Statues Honoring Racist Past Are Coming Down From The U.S. To Europe

pix of statue before removal at Middelheim Museum in Antwerp, Belgium

On the occasion of the 60th anniversary of Congo’s independence from Belgium, the Congolese diaspora is looking for the removal of racist statues but not only that.

“Many think that our political conscience has just sparked now, but we have been here for decades,” says Mireille-Thseusi Robert, president of the feminist and anti-racism committee, Bamko-Cran.

Statues are the tip of the iceberg, observes the author of a story in DW, the German news service, and part of a broad anti-racism struggle which the Congolese community and other African descendants have been highlighting for decades.

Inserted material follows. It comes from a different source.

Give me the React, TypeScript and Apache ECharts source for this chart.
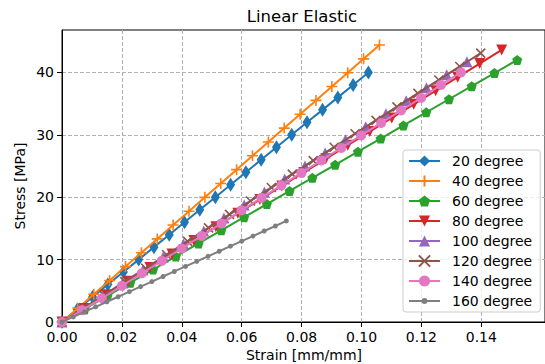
import React, { useEffect, useRef } from "react";
import * as echarts from "echarts";

const seriesNames = ["20 degree", "40 degree", "60 degree", "80 degree", "100 degree", "120 degree", "140 degree", "160 degree"];
const colors = ["#1f77b4", "#ff7f0e", "#2ca02c", "#d62728", "#9467bd", "#8c564b", "#e377c2", "#7f7f7f"];

const strain20 = [0, 0.0051, 0.0102, 0.0153, 0.0205, 0.0256, 0.0307, 0.0358, 0.0409, 0.046, 0.0512, 0.0563, 0.0614, 0.0665, 0.0716, 0.0767, 0.0818, 0.087, 0.0921, 0.0972, 0.1023];
const stress20 = [0, 2, 4, 6, 8, 10, 12, 14, 16, 18, 20, 22, 24, 26, 28, 30, 32, 34, 36, 38, 40];

const strain40 = [0, 0.0053, 0.0106, 0.0159, 0.0212, 0.0265, 0.0318, 0.0371, 0.0424, 0.0477, 0.053, 0.0583, 0.0636, 0.0689, 0.0742, 0.0795, 0.0848, 0.0901, 0.0954, 0.1007, 0.106];
const stress40 = [0, 2.22, 4.44, 6.66, 8.88, 11.1, 13.32, 15.54, 17.76, 19.98, 22.2, 24.42, 26.64, 28.86, 31.08, 33.3, 35.52, 37.74, 39.96, 42.18, 44.4];

const strain60 = [0, 0.0076, 0.0152, 0.0228, 0.0304, 0.038, 0.0456, 0.0532, 0.0608, 0.0684, 0.076, 0.0836, 0.0912, 0.0988, 0.1064, 0.114, 0.1216, 0.1292, 0.1368, 0.1444, 0.152];
const stress60 = [0, 2.1, 4.2, 6.3, 8.4, 10.5, 12.6, 14.7, 16.8, 18.9, 21, 23.1, 25.2, 27.3, 29.4, 31.5, 33.6, 35.7, 37.8, 39.9, 42];

const strain80 = [0, 0.00734, 0.01468, 0.02202, 0.02936, 0.0367, 0.04404, 0.05138, 0.05872, 0.06606, 0.0734, 0.08074, 0.08808, 0.09542, 0.10276, 0.1101, 0.11744, 0.12478, 0.13212, 0.13946, 0.1468];
const stress80 = [0, 2.18, 4.36, 6.54, 8.72, 10.9, 13.08, 15.26, 17.44, 19.62, 21.8, 23.98, 26.16, 28.34, 30.52, 32.7, 34.88, 37.06, 39.24, 41.42, 43.6];

const strain100 = [0, 0.00676, 0.01352, 0.02028, 0.02704, 0.0338, 0.04056, 0.04732, 0.05408, 0.06084, 0.0676, 0.07436, 0.08112, 0.08788, 0.09464, 0.1014, 0.10816, 0.11492, 0.12168, 0.12844, 0.1352];
const stress100 = [0, 2.085, 4.17, 6.255, 8.34, 10.425, 12.51, 14.595, 16.68, 18.765, 20.85, 22.935, 25.02, 27.105, 29.19, 31.275, 33.36, 35.445, 37.53, 39.615, 41.7];

const strain120 = [0, 0.00699, 0.01398, 0.02097, 0.02796, 0.03495, 0.04194, 0.04893, 0.05592, 0.06291, 0.0699, 0.07689, 0.08388, 0.09087, 0.09786, 0.10485, 0.11184, 0.11883, 0.12582, 0.13281, 0.1398];
const stress120 = [0, 2.155, 4.31, 6.465, 8.62, 10.775, 12.93, 15.085, 17.24, 19.395, 21.55, 23.705, 25.86, 28.015, 30.17, 32.325, 34.48, 36.635, 38.79, 40.945, 43.1];

const strain140 = [0, 0.00666, 0.01332, 0.01998, 0.02664, 0.0333, 0.03996, 0.04662, 0.05328, 0.05994, 0.0666, 0.07326, 0.07992, 0.08658, 0.09324, 0.0999, 0.10656, 0.11322, 0.11988, 0.12654, 0.1332];
const stress140 = [0, 1.9, 3.8, 5.8, 7.8, 9.8, 11.8, 13.8, 15.8, 17.9, 19.9, 21.9, 23.9, 25.9, 27.9, 29.9, 31.9, 33.9, 35.9, 38, 40];

const strain160 = [0, 0.00375, 0.0075, 0.01125, 0.015, 0.01875, 0.0225, 0.02625, 0.03, 0.03375, 0.0375, 0.04125, 0.045, 0.04875, 0.0525, 0.05625, 0.06, 0.06375, 0.0675, 0.07125, 0.0749];
const stress160 = [0, 0.81, 1.62, 2.43, 3.24, 4.05, 4.86, 5.67, 6.48, 7.29, 8.1, 8.91, 9.72, 10.53, 11.34, 12.15, 12.96, 13.77, 14.58, 15.39, 16.2];

const xTicks = [0, 0.02, 0.04, 0.06, 0.08, 0.1, 0.12, 0.14];
const yTicks = [0, 10, 20, 30, 40];

const titleText = "Linear Elastic";
const xLabel = "Strain [mm/mm]";
const yLabel = "Stress [MPa]";

const FONT = "DejaVu Sans";

const strains = [strain20, strain40, strain60, strain80, strain100, strain120, strain140, strain160];
const stresses = [stress20, stress40, stress60, stress80, stress100, stress120, stress140, stress160];

const pentagon = "path://M10,0L19.51,6.91L15.88,18.09L4.12,18.09L0.49,6.91Z";
const symbols: any[] = [
  { symbol: "diamond", size: [9, 14], stroke: false },
  { symbol: "path://M5,0L5,10M0,5L10,5", size: 11, stroke: true },
  { symbol: pentagon, size: [10, 10], stroke: false },
  { symbol: "path://M0,0L10,0L5,10Z", size: 11, stroke: false },
  { symbol: "triangle", size: 11, stroke: false },
  { symbol: "path://M0,0L10,10M10,0L0,10", size: 9, stroke: true },
  { symbol: "circle", size: 10, stroke: false },
  { symbol: "circle", size: 5, stroke: false },
];

// legend icon for the small-dot series: a line with a small dot (bbox 31x14)
const smallDotLegendIcon =
  "path://M0,0M31,14M0,6L31,6L31,8L0,8Z M18.5,7A3,3,0,1,1,12.5,7A3,3,0,1,1,18.5,7Z";

export default function App() {
  const ref = useRef<HTMLDivElement>(null);
  useEffect(() => {
    if (!ref.current) return;
    const chart = echarts.init(ref.current, undefined, { renderer: "svg" });
    const series = seriesNames.map((name, i) => ({
      name,
      type: "line",
      data: strains[i].map((x, j) => [x, stresses[i][j]]),
      symbol: symbols[i].symbol,
      symbolSize: symbols[i].size,
      showAllSymbol: true,
      lineStyle: { color: colors[i], width: 2 },
      itemStyle: symbols[i].stroke
        ? { color: colors[i], borderColor: colors[i], borderWidth: 1.6 }
        : { color: colors[i], borderWidth: 0 },
      emphasis: { disabled: true },
      z: 2 + i * 0.01,
    }));
    const legendData = seriesNames.map((name, i) =>
      i === 7 ? { name, icon: smallDotLegendIcon, itemStyle: { color: colors[i], borderWidth: 0 } } : { name }
    );
    chart.setOption({
      animation: false,
      color: colors,
      grid: {
        left: 62,
        right: -10,
        top: 30,
        bottom: 42,
        show: true,
        borderColor: "#000",
        borderWidth: 1,
        backgroundColor: "transparent",
      },
      xAxis: {
        type: "value",
        min: 0,
        max: 0.16127,
        interval: 0.02,
        axisLine: { show: true, lineStyle: { color: "#000", width: 1 } },
        axisTick: { show: true, inside: false, length: 5, lineStyle: { color: "#000" }, customValues: xTicks },
        axisLabel: {
          customValues: xTicks,
          formatter: (v: number) => v.toFixed(2),
          color: "#000",
          fontSize: 14,
          fontFamily: FONT,
          margin: 8,
        },
        splitLine: { show: true, lineStyle: { color: "#b0b0b0", width: 1, type: [4, 2] } },
      },
      yAxis: {
        type: "value",
        min: 0,
        max: 46.8,
        interval: 10,
        axisLine: { show: true, lineStyle: { color: "#000", width: 1 } },
        axisTick: { show: true, inside: false, length: 5, lineStyle: { color: "#000" }, customValues: yTicks },
        axisLabel: {
          customValues: yTicks,
          color: "#000",
          fontSize: 14,
          fontFamily: FONT,
          margin: 8,
        },
        splitLine: { show: true, lineStyle: { color: "#b0b0b0", width: 1, type: [4, 2] } },
      },
      legend: {
        orient: "vertical",
        left: 403,
        top: 150,
        data: legendData,
        itemWidth: 31,
        itemHeight: 14,
        itemGap: 6,
        padding: [4, 8, 4, 5],
        backgroundColor: "rgba(255,255,255,0.8)",
        borderColor: "#cccccc",
        borderWidth: 1,
        borderRadius: 3,
        textStyle: { color: "#000", fontSize: 14, fontFamily: FONT, padding: [0, 0, 0, 7] },
        selectedMode: false,
      },
      graphic: [
        {
          type: "text",
          x: 302,
          y: 16.5,
          style: { text: titleText, fill: "#000", font: `16.5px "${FONT}"`, textAlign: "center", textVerticalAlign: "middle" },
        },
        {
          type: "text",
          x: 304,
          y: 355,
          style: { text: xLabel, fill: "#000", font: `14px "${FONT}"`, textAlign: "center", textVerticalAlign: "middle" },
        },
        {
          type: "text",
          x: 19.5,
          y: 186,
          rotation: Math.PI / 2,
          style: { text: yLabel, fill: "#000", font: `14px "${FONT}"`, textAlign: "center", textVerticalAlign: "middle" },
        },
      ],
      series,
    });
    return () => chart.dispose();
  }, []);
  return <div ref={ref} style={{ position: "absolute", left: 0, top: 0, width: 545, height: 364, background: "#fff" }} />;
}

“In West Flanders there is a lot of racism, but it’s underneath,” Antoine Itoko told DW. “We cannot get the same job opportunities even if we have equal diplomas.” He joined the Black Lives Matter demonstration in Brussels on June 7 to commemorate Congolese victims as well as one of his friends, Moïse “Lamine” Bangoura, a victim of police violence in 2018.

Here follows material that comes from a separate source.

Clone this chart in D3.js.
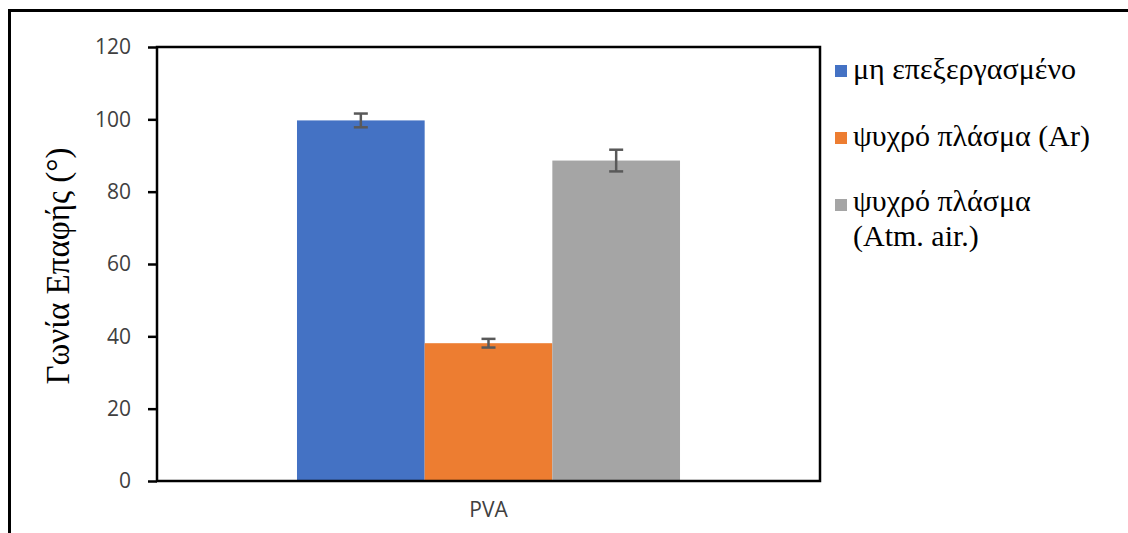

Education Minister Caroline Désir wants to make courses on the history of the DR Congo and colonialism compulsory, however the modification of school curricula can take up to two years.

Meanwhile, the organization Reparons L’Histoire (Let’s repair history) has launched a petition to remove all the statues of Belgian King Leopold in Brussels by June 30. The online petition aimed to collect 25,000 signatures, but now counts over 80,000 names.

Many question the sincerity of the Belgian authorities. It took over 13 years of repeated requests by several organizations to select a location for the only square in Belgium dedicated to Patrice Lumumba, the first prime minister of the independent Democratic Republic of the Congo. It was finally inaugurated in 2018 to coincide with the 58th anniversary of Congolese independence.

“We do not think it was a victory at all, but just peanuts done for electoral campaigning,” says Cafe Congo’s Gia Abrassart. She describes the square as a “small and invisible square close to a taxi station,” just a few hundred meters from one of the big statues of King Leopold II.

This month, a mayoral press release announced that plans for a statue have been abandoned.

“There will be no statue,” said Wafaa Hammich, spokesperson for Mayor Philippe Close. “There was no agreement about that, it was only a lead [to explore] — we will keep to the square and the memorial plaque.”

“We understand that we need to put continuous pressure on the Belgian government,” commented Abrassart. “Taking down statues is just the first metaphor for this long process of rewriting the shared history of Belgium and Congo.”